A push to take ownership of public lands away from the federal government has no legal merit, according to a new report. (dnr.gov)
A push to take ownership of public lands away from the federal government has no legal merit, according to a new report. (dnr.gov)
October 5, 2016

MINNEAPOLIS – While the fight over public lands and who owns them has largely been played out in Western states, there are plenty of implications for Minnesota.

A report adopted by the Conference of Western Attorneys General shows there is little legal basis for the movement to seize federal lands and transfer them to the states.

Will Jenkins, Upper Great Lakes outreach coordinator for Backcountry Hunters and Anglers, says outdoor recreation is essential to Minnesota's economy – and that means keeping public land accessible.

"It can affect daily life,” he stresses. “It affects family vacations. It affects recreation opportunities.
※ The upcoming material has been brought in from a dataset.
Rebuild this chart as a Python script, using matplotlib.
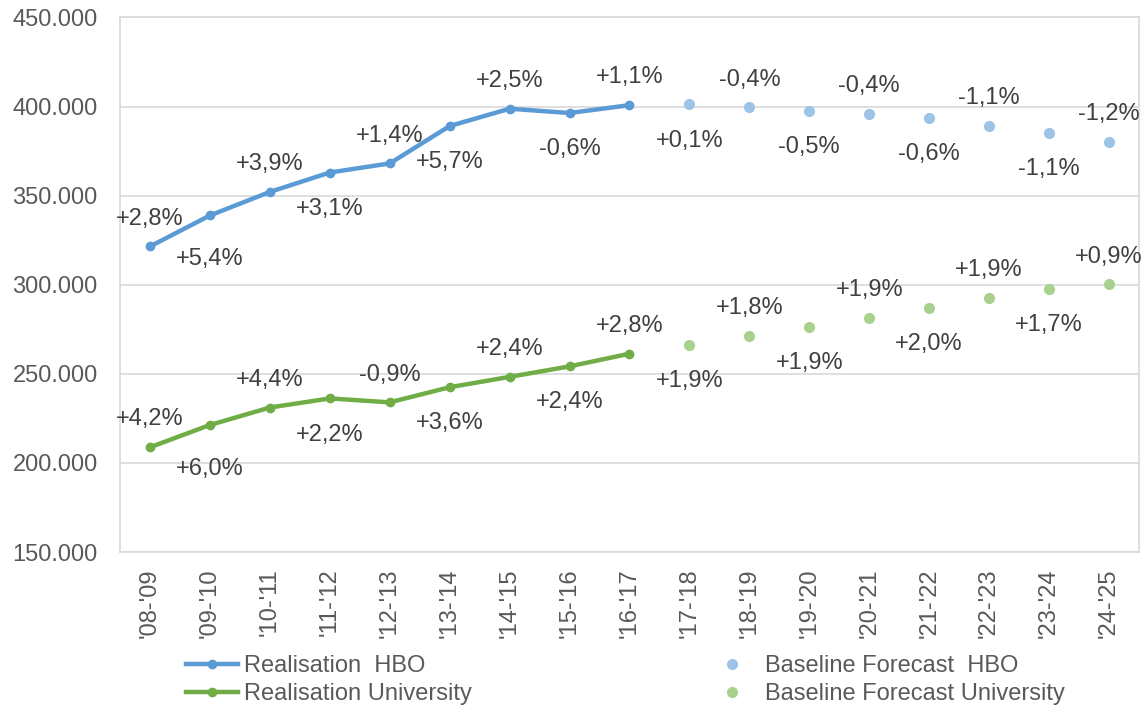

“And a lot of these public places are the lifeblood of rural communities between hunters, anglers and people going to camp and other recreational purposes. It could be the only thing that brings travelers through certain small towns."

Jenkins maintains any attempt to limit or privatize access to public lands should be opposed.

But some groups and lawmakers have taken the view that the federal government isn't managing the lands for maximum financial return, and that states would do a better job.

John Leshy, emeritus law professor at the University of California Hastings College of the Law, says legislatures across the nation have considered bills to turn public land over to states – and these legal battles end up costing states more money.

"It's not surprising from the standpoint of mainstream legal thought,” he states. “Anybody who knows anything about these issues thinks that these claims are kind of bunk. But it's refreshing to have the Western AG's basically agree and issue this report saying, 'Yes, there really is not anything to these claims.'"

The U.S. Supreme Court has for more than a century said the federal government has full authority to hold public lands.

Leshy says the statements of groups claiming otherwise have no legal merit.

Jenkins says Minnesota's pristine Boundary Waters is a prime example of what's at stake.

"It is a public land we need to pay attention to, as there's proposed sulfite ore copper mines in Ely, just outside of the Boundary Waters that, while it's not a public-land sale, it could have severe and long lasting issues for the Boundary Waters," he points out.

Jenkins urges taxpayers to take more ownership of this issue, and get involved in what happens with their public lands.